• LISTED RECORDS:
----

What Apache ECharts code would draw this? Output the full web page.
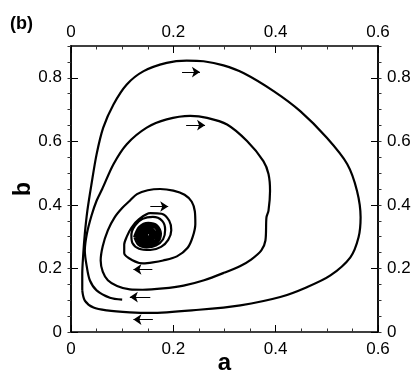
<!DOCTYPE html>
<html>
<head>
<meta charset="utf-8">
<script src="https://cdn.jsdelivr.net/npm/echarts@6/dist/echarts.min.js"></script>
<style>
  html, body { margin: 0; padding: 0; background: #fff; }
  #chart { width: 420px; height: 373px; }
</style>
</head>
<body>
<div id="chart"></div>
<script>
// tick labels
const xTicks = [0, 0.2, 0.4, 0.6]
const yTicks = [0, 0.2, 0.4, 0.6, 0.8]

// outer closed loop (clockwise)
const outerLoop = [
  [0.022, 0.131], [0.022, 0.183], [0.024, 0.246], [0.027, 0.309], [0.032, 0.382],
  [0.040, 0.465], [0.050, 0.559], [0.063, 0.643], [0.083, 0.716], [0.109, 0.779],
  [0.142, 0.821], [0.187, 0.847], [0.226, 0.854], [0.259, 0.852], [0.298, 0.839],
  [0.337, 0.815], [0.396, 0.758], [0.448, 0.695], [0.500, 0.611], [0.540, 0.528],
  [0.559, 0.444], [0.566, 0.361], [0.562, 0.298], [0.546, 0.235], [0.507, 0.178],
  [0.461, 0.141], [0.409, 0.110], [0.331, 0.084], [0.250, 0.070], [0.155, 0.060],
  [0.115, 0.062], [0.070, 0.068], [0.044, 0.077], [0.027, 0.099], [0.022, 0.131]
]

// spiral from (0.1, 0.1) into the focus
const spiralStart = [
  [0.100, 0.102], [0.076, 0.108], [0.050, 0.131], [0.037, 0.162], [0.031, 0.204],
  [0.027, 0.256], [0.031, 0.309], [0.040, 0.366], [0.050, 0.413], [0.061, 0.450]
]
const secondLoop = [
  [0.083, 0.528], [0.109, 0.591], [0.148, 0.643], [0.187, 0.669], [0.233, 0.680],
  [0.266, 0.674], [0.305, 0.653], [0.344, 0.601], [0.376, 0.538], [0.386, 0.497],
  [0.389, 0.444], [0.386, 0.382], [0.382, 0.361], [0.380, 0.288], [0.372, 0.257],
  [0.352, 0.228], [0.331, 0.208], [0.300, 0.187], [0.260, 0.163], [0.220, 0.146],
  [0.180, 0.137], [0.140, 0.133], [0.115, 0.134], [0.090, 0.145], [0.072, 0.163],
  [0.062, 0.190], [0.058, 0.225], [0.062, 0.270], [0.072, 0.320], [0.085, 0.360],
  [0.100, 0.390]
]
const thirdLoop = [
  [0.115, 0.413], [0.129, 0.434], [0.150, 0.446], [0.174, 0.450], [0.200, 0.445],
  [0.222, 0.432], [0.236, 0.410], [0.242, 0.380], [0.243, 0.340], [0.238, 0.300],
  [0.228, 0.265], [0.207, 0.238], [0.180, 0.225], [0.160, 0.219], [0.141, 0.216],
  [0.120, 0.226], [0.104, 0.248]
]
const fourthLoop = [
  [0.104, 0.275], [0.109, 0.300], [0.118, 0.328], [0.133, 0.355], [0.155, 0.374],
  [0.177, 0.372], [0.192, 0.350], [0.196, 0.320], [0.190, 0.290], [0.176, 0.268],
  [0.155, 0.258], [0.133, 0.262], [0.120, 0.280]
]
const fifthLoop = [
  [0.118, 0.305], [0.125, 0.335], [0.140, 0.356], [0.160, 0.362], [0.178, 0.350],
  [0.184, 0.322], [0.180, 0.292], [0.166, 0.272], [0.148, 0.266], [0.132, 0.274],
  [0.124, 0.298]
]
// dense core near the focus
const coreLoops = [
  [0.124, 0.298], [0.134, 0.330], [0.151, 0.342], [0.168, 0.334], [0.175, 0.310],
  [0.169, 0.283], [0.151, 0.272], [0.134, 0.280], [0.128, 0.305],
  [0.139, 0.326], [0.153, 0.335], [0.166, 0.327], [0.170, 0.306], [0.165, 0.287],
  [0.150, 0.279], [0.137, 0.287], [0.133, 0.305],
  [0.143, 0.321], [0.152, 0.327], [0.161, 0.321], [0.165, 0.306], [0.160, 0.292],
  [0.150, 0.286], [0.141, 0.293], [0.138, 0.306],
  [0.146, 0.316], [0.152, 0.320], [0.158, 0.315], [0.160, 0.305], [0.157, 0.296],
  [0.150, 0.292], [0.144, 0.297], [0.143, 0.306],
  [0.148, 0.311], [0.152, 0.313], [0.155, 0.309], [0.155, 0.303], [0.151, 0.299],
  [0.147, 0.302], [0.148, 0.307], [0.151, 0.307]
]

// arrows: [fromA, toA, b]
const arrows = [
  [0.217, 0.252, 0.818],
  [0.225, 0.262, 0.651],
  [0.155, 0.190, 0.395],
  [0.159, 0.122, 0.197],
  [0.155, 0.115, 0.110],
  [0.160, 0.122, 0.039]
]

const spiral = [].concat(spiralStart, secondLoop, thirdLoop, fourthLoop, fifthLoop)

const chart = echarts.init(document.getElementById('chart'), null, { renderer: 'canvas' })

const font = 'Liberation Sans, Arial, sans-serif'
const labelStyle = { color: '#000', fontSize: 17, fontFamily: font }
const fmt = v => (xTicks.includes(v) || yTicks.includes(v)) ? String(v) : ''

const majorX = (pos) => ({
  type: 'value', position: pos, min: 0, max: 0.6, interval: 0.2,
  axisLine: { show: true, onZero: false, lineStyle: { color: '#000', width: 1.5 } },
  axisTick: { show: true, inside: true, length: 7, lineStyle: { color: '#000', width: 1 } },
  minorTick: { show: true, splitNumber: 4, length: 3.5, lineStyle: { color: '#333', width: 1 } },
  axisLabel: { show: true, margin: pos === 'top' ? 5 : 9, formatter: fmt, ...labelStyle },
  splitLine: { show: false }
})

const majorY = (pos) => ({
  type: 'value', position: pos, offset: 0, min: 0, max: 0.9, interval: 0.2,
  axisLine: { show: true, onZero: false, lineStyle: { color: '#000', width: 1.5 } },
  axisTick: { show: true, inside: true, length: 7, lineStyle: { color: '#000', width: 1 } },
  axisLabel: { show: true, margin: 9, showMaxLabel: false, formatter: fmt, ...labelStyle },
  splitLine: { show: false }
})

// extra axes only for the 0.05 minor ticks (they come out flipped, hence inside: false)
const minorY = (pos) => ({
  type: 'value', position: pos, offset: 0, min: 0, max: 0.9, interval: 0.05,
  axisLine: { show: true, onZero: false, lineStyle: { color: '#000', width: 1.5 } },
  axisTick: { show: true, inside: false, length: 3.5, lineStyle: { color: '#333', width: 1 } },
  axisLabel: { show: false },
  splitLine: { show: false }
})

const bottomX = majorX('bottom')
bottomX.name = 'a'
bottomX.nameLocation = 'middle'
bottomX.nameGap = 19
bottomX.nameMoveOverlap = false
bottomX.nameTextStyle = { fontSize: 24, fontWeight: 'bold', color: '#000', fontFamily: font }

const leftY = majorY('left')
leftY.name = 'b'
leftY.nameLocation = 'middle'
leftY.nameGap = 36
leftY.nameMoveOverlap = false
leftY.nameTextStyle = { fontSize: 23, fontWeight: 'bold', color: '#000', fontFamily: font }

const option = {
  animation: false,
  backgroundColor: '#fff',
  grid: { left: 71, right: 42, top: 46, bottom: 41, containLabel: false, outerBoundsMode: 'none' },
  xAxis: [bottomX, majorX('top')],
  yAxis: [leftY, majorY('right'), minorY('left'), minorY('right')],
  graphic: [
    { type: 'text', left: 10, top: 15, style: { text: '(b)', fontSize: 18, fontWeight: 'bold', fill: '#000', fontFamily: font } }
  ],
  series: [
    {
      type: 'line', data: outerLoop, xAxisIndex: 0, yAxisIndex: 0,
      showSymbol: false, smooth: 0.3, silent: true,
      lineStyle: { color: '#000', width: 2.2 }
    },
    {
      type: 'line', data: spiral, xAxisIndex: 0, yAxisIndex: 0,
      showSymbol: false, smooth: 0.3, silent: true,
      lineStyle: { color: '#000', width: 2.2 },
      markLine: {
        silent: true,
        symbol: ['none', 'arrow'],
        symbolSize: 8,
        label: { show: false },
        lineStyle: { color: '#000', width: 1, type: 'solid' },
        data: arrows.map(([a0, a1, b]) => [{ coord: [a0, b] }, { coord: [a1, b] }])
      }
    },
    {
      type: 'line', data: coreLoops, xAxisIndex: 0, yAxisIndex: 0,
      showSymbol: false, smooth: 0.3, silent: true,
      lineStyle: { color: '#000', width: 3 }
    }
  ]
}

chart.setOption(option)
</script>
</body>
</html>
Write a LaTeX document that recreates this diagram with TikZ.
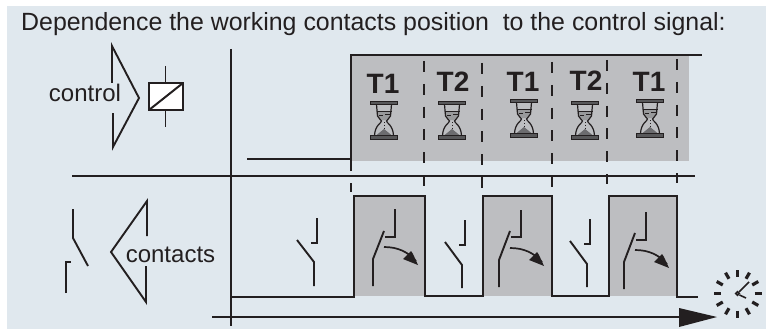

----

Copy exactly the lines from the first line of the records above through the line with "const yTicks = [0, 0.2, 0.4, 0.6, 0.8]", both included, and nothing else. Pictures stay out.

What Apache ECharts code would draw this? Output the full web page.
<!DOCTYPE html>
<html>
<head>
<meta charset="utf-8">
<script src="https://cdn.jsdelivr.net/npm/echarts@6/dist/echarts.min.js"></script>
<style>
  html, body { margin: 0; padding: 0; background: #fff; }
  #chart { width: 420px; height: 373px; }
</style>
</head>
<body>
<div id="chart"></div>
<script>
// tick labels
const xTicks = [0, 0.2, 0.4, 0.6]
const yTicks = [0, 0.2, 0.4, 0.6, 0.8]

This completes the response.